No, Stone didn’t need her words right now. Right now she needed to act. And what she had to say to him was better said face-to-face. Maybe he would believe it when he found out that she wasn’t going to be on that plane to Africa.
Stone sat on a hard folding chair in the Christ Church fellowship hall waiting for Haley’s rescheduled Christmas play to begin. The kids were getting ready in one of the Sunday School rooms. All around him parishioners in Christmas finery were greeting one another.
He was here for the duration. After the play came the choir’s annual Christmas concert, followed by a traditional evening service. Christmas Eve was the one day of the year Momma got him to church—mostly because he enjoyed the music.

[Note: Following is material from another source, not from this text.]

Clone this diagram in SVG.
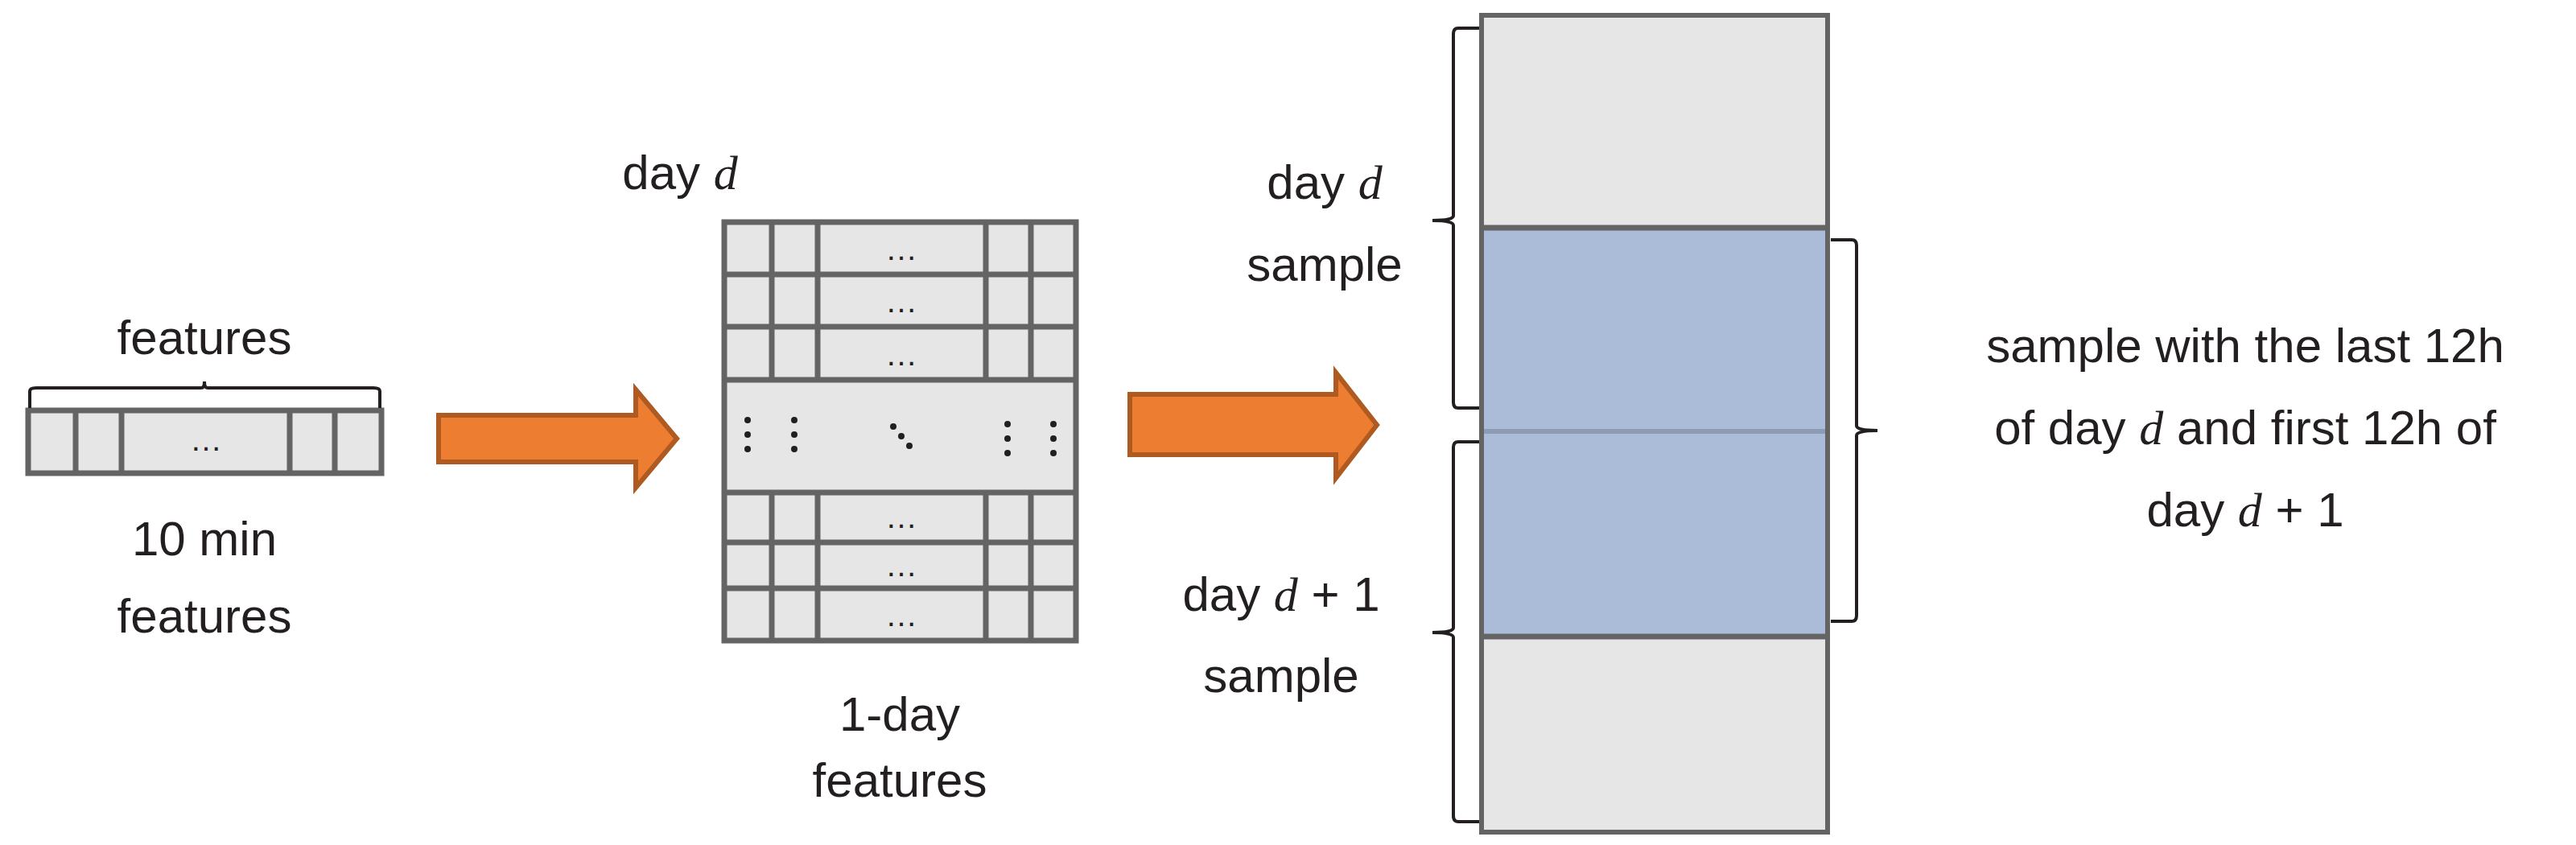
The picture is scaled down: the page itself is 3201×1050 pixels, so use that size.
<svg xmlns="http://www.w3.org/2000/svg" width="3201" height="1050" viewBox="0 0 3201 1050">
<style>
.t{font-family:"Liberation Sans",Arial,sans-serif;font-size:60px;fill:#231f20;text-anchor:middle}
.m{font-family:"Liberation Serif",serif;font-style:italic}
.cell{fill:#e6e6e6;stroke:#646464;stroke-width:7}
.ln{stroke:#646464;stroke-width:7;fill:none}
.br{fill:none;stroke:#231f20;stroke-width:4}
.arr{fill:#ed7d31;stroke:#ae5a21;stroke-width:6}
.dots{font-family:"Liberation Sans",sans-serif;font-size:40px;fill:#231f20;text-anchor:middle}
.dot{fill:#231f20}
</style>
<rect width="3201" height="1050" fill="#fff"/>
<g id="row10min">
<rect class="cell" x="35" y="510" width="439" height="78"/>
<path class="ln" d="M94 510V588M151 510V588M360 510V588M416 510V588"/>
<text class="dots" x="256" y="560">…</text>
<path class="br" d="M37 507V486Q37 482 45 482H250Q254 482 254 474Q254 482 258 482H464Q472 482 472 486V507"/>
<text class="t" x="254" y="440">features</text>
<text class="t" x="254" y="690">10 min</text>
<text class="t" x="254" y="786">features</text>
</g>
<g id="grid">
<rect class="cell" x="900" y="276" width="437" height="520"/>
<path class="ln" d="M900 341H1337M900 406H1337M900 472H1337M900 612H1337M900 674H1337M900 731H1337"/>
<path class="ln" d="M959 276V472M1016 276V472M1225 276V472M1281 276V472M959 612V796M1016 612V796M1225 612V796M1281 612V796"/>
<g class="dots">
<text x="1120" y="323">…</text><text x="1120" y="388">…</text><text x="1120" y="454">…</text>
<text x="1120" y="656">…</text><text x="1120" y="716">…</text><text x="1120" y="778">…</text>
</g>
<g class="dot">
<circle cx="929" cy="522" r="4"/><circle cx="929" cy="540" r="4"/><circle cx="929" cy="558" r="4"/>
<circle cx="987" cy="522" r="4"/><circle cx="987" cy="540" r="4"/><circle cx="987" cy="558" r="4"/>
<circle cx="1110" cy="530" r="4"/><circle cx="1120" cy="542" r="4"/><circle cx="1130" cy="554" r="4"/>
<circle cx="1252" cy="527" r="4"/><circle cx="1252" cy="545" r="4"/><circle cx="1252" cy="563" r="4"/>
<circle cx="1309" cy="527" r="4"/><circle cx="1309" cy="545" r="4"/><circle cx="1309" cy="563" r="4"/>
</g>
<text class="t" x="845" y="235">day <tspan class="m">d</tspan></text>
<text class="t" x="1118" y="908">1-day</text>
<text class="t" x="1118" y="990">features</text>
</g>
<g id="column">
<rect x="1841" y="19" width="430" height="1015" fill="#e6e6e6" stroke="#646464" stroke-width="6"/>
<rect x="1844" y="283" width="424" height="508" fill="#abbcd9"/>
<path d="M1844 283H2268M1844 791H2268" stroke="#646464" stroke-width="7"/>
<path d="M1844 536H2268" stroke="#8e9bb5" stroke-width="6"/>
<text class="t" x="1646" y="247">day <tspan class="m">d</tspan></text>
<text class="t" x="1646" y="349">sample</text>
<text class="t" x="1592" y="759">day <tspan class="m">d</tspan> + 1</text>
<text class="t" x="1592" y="860">sample</text>
<text class="t" x="2790" y="450">sample with the last 12h</text>
<text class="t" x="2790" y="552">of day <tspan class="m">d</tspan> and first 12h of</text>
<text class="t" x="2790" y="654">day <tspan class="m">d</tspan> + 1</text>
</g>
<g id="connectors">
<path class="arr" d="M545 516H790V484L841 545L790 606V574H545Z"/>
<path class="arr" d="M1404 490H1660V463L1711 528L1660 594V565H1404Z"/>
<path class="br" d="M1838 35H1812Q1806 35 1806 42V268Q1806 274 1780 274Q1806 274 1806 280V500Q1806 507 1812 507H1838"/>
<path class="br" d="M1838 549H1812Q1806 549 1806 556V780Q1806 786 1780 786Q1806 786 1806 792V1014Q1806 1021 1812 1021H1838"/>
<path class="br" d="M2275 298H2301Q2307 298 2307 305V529Q2307 535 2333 535Q2307 535 2307 541V765Q2307 772 2301 772H2275"/>
</g>
</svg>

He was sitting down, feeling antsy and out of sorts. Why the hell hadn’t Lark returned any of his phone calls? Was she mad at him? He could understand that. They hadn’t parted well yesterday afternoon. He’d been too busy feeling guilty and thinking about Sharon. And he’d probably said some crazy things right after the shootings.
Well, he probably needed to let it go. Lark had to be on a plane to Africa tomorrow, so she was really busy. The thought left him feeling deeply depressed.
Yesterday he’d wanted to find a way to love her, but Sharon stood in the way. Now he wasn’t sure that was true. He needed to see Lark. He needed to figure this out.
“So, how’s your head?” Miriam Randall said as she sat down beside him. Today Miriam was wearing a bright green sweater and a costume jewelry wreath with a bunch of large sparkly stones. She cocked her head and studied him from behind her goofy trifocals.